An engagement I had with a client recently came to an abrupt end…

The owner of this business had asked me to be forthright in telling him if I thought he was a part of some of the company’s problems. I believed that as a leader – despite running a reasonably successful business – he was the reason why the company despite success, could not achieve their full potential. Stuck at $10 million sales when $20 million was well within their scope.

When I shared this fact with him – perhaps a little too forcefully – it was not well received!

His response was – he wasn’t interested in knowing what his weaknesses were as part of a SWOT analysis that we had started working on. He said to me he had built the company and that he “owned the chandeliers”. “Owning the chandeliers “- I suppose could translate as meaning   – the company – which he had started more than 30 years ago was “built on his back” and he could run the company the way he wanted to.

This same type of mentality  “I own the chandeliers” caught my attention in a letter a successful business owner recently sent his employees.

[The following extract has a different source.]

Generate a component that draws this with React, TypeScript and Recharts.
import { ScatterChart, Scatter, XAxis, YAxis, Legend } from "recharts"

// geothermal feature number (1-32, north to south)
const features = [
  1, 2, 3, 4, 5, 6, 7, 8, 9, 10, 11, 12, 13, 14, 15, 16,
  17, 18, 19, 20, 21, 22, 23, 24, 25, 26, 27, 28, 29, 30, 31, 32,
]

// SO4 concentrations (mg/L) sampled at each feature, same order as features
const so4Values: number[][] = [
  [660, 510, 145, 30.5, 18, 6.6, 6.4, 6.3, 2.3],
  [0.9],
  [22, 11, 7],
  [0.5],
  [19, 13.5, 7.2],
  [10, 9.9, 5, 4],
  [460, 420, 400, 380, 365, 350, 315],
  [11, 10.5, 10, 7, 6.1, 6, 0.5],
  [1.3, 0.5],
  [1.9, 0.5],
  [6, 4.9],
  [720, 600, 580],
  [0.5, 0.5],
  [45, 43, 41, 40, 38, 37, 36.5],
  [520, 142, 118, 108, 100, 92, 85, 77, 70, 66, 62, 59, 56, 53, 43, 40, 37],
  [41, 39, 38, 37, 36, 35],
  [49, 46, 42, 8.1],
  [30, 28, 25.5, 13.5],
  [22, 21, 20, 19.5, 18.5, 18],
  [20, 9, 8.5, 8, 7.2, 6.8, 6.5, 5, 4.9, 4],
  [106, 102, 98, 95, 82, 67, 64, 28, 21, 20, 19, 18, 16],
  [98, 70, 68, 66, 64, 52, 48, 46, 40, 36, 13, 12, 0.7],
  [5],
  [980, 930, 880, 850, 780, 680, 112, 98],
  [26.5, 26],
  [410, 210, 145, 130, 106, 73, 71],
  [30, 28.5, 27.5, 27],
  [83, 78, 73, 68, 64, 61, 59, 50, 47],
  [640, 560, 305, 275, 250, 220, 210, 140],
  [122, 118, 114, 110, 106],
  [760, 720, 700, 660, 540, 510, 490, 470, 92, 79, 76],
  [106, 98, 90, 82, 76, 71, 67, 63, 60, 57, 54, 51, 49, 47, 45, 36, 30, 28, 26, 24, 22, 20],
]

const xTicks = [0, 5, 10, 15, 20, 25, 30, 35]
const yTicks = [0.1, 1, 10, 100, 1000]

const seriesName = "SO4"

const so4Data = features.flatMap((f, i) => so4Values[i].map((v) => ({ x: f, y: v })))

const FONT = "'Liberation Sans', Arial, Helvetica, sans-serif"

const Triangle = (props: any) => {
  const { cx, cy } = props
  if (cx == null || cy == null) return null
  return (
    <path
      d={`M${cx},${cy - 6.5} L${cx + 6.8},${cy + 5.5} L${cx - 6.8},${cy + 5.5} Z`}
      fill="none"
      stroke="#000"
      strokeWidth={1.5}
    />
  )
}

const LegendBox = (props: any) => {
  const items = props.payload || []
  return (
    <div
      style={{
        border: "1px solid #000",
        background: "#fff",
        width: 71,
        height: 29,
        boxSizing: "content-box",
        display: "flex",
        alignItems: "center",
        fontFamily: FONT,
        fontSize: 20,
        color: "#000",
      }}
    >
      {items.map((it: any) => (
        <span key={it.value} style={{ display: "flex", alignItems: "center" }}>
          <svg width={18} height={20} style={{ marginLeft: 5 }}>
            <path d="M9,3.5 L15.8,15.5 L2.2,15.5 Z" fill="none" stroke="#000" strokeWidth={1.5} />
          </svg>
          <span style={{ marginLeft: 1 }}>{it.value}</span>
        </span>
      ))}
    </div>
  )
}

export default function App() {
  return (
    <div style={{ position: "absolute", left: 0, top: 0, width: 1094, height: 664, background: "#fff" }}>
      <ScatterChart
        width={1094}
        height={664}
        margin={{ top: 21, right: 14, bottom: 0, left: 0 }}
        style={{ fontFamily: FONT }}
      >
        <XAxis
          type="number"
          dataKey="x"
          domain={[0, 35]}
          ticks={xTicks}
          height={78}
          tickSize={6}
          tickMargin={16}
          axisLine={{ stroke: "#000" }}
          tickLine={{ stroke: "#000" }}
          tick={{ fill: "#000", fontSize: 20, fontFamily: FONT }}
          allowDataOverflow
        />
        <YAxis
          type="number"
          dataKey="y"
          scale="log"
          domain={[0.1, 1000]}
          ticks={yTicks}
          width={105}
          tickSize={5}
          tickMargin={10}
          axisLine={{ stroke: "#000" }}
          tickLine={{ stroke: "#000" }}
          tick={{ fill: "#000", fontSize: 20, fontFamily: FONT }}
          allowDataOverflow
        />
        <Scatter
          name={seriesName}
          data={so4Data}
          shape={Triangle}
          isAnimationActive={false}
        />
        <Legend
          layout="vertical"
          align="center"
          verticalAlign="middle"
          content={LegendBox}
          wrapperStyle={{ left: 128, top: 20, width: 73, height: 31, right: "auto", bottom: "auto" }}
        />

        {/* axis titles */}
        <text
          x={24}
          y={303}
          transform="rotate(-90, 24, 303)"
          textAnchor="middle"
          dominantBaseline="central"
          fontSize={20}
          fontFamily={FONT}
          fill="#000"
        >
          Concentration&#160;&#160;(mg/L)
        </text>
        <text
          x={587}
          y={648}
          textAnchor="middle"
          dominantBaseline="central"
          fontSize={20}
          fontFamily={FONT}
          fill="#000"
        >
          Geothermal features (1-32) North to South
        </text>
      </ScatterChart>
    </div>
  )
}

Here’s the section of the letter he wrote to his employees that caught my eye:

This is the business owners – “The Back Story

“This back story is often neglected and overshadowed by what you see and hear. Sure, you see me park my Mercedes outside. You saw my big home at last year’s Christmas party. I’m sure all these flashy icons of luxury conjure up some idealized thoughts about my life. However, what you don’t see is the back story.

I started this company 12 years ago. At that time, I lived in a 300 square foot studio apartment for 3 years. My entire living space was converted into an office so I could put forth 100% effort into building a company, which by the way, would eventually employ you.

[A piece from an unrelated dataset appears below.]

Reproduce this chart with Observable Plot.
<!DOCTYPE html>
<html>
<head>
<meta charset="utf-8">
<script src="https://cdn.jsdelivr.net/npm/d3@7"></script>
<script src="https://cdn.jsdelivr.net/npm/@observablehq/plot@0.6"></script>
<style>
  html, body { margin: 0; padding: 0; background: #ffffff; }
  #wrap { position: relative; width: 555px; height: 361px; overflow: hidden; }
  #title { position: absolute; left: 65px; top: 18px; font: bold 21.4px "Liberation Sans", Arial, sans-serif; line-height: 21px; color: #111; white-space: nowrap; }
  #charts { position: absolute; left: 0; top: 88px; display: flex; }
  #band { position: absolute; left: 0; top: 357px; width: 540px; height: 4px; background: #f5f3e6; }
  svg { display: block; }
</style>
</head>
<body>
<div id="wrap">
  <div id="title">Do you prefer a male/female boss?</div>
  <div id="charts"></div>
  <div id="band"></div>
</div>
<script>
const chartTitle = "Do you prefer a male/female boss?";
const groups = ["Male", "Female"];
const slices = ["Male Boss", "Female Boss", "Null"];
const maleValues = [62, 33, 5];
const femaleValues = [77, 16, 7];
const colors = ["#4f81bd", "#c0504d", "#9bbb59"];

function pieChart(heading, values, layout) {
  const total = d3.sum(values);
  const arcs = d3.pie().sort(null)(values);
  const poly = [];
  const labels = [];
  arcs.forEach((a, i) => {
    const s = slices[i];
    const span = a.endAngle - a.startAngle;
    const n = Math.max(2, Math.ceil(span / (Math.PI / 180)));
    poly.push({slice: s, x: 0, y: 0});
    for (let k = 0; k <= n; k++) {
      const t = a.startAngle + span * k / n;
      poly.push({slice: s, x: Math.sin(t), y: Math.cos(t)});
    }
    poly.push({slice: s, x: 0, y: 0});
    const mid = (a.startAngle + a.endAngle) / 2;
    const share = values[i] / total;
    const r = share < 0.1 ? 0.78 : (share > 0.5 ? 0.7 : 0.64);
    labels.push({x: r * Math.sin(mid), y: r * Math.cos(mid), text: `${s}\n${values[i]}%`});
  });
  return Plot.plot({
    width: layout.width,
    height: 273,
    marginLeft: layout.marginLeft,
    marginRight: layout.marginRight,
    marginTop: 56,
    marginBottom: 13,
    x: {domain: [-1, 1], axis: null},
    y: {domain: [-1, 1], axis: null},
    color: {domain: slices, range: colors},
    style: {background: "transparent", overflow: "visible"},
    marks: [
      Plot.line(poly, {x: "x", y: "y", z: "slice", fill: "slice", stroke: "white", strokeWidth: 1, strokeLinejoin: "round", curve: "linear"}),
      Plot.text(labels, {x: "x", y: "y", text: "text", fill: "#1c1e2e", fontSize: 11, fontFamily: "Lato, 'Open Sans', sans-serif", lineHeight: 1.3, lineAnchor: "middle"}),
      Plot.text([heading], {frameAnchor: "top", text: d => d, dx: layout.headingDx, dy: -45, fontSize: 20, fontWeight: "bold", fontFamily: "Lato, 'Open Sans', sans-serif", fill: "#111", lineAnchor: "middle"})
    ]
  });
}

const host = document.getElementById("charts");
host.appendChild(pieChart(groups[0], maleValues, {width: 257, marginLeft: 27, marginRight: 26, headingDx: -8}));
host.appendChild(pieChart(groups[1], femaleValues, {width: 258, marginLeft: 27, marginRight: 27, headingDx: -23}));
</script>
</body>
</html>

My diet consisted of Ramen Pride noodles because every dollar I spent went back into this company. I drove a rusty Toyota Corolla with a defective transmission. I didn’t have time to date. Often times, I stayed home on weekends, while my friends went out drinking and partying. In fact, I was married to my business — hard work, discipline, and sacrifice.

Meanwhile, my friends got jobs. They worked 40 hours a week and made a modest $50K a year and spent every dime they earned. They drove flashy cars and lived in expensive homes and wore fancy designer clothes. Instead of hitting Nordstroms for the latest hot fashion item, I was trolling through the Goodwill store extracting any clothing item that didn’t look like it was birthed in the 70’s.

My friends refinanced their mortgages and lived a life of luxury. I, however, did not. I put my time, my money, and my life into a business — with a vision that eventually, some day, I too, will be able to afford these luxuries my friends supposedly had.

Tell the rest of the story

I don’t have a problem with this gentleman’s message so far – that we should not forget the sacrifices that any successful person has made by hard work, discipline and delayed gratification.

So far so good – but this is where I start to have a problem with this guy’s letter when he says further on in his “open letter”…

“So, while you physically arrive at the office at 9 am, mentally check in at about noon, and then leave at 5 pm, I don’t. There is no “off” button for me. When you leave the office, you are done and you have a weekend all to yourself. I unfortunately do not have the freedom. I eat, ****, and breathe this company every minute of the day. There is no rest. There is no weekend. There is no happy hour. Every day this business is attached to me like a 1 day old baby. 

What’s the problem with this and “I own the chandeliers mentality”?

First of all I find his tone paternalistic, patronizing and yes even insulting.

He has 14 employees – if they only “mentally check-in by noon” – who has the problem?

Maybe he does – this implies his employees lack motivation – perhaps he should ask the question why his employees are like that. Maybe it’s a lot to do with his self-centered management style and values.

I played golf yesterday with a lovely man who had loyally worked for the company for 40 years in quite a senior position. He took one day off work in 40 years and when the chips were down and the company heading for bankruptcy he was given a weeks notice.

Conclusion – tell the rest of the story!

Unless you are a sole practitioner – the success any of us has achieved has been due to hard work and sacrifice and maybe a little luck – but we could never have done whatever we have achieved – without the support of those who gave us the breaks and the team who also worked hard with us!